Truthfully, I don’t know what to say to people who are experiencing imposter syndrome, but I feel like the only way to shoo away the negative thoughts is to grow an ego. Not to the point where it becomes annoying to those around you, but enough to live with confidence, swagger, and unshakable belief that you belong. Upon reflection though, this idea sounds pretty naive - I’m basically saying “just don’t feel that way,” which is a million times easier than it sounds. Average CS major social skills lol.

But, at its core, I believe that acknowledging the widespread existence of imposter syndrome (due to the nature of the distribution of skill) - that nearly everyone feels this way, and it's completely normal (pun intended) to do so - gives a sense of calamity and mutual support. Above all, while it’s important to look forward to how far you can go, it’s equally as important to not lose sight of how far you’ve come, because I find that the latter can sometimes be even more inspiring than the former.
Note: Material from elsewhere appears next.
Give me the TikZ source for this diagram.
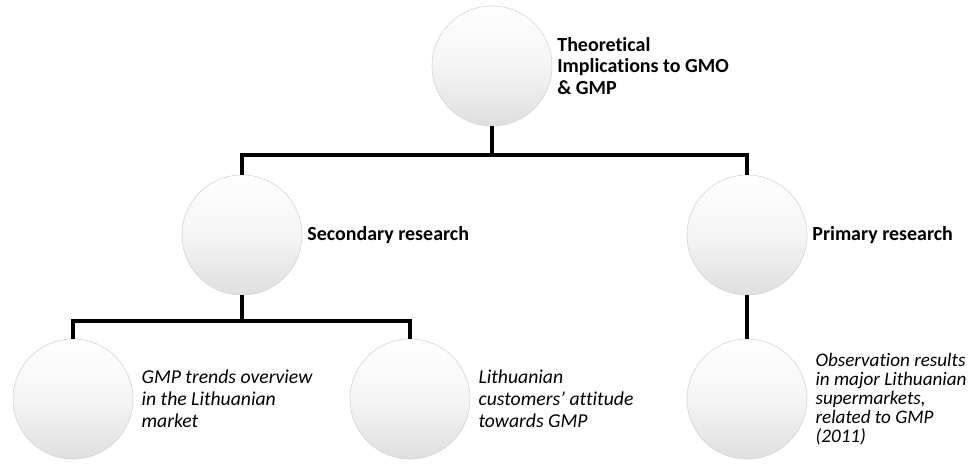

^{[1] Specificity can be formalized through an ordering on the set of all activities $\mathcal{A}$, where $A_1 \leq A_2$ if doing $A_1$ is a part of doing $A_2$. For example, 3 point shooting $\leq$ basketball.↩}

^{[2] At the moment I don’t see any reason that we would need countability, but $[0, M] \cap \mathbb{Q}$ with the same metric and ordering would also work. Though, speaking of countability, the “injective” part of $\phi$ kinda falls apart if $\text{Card}(S_A) > \mathfrak{c}$, but allow me to be handwavy on that since the core essence of this excerpt is just the key properties of $S_A$.↩}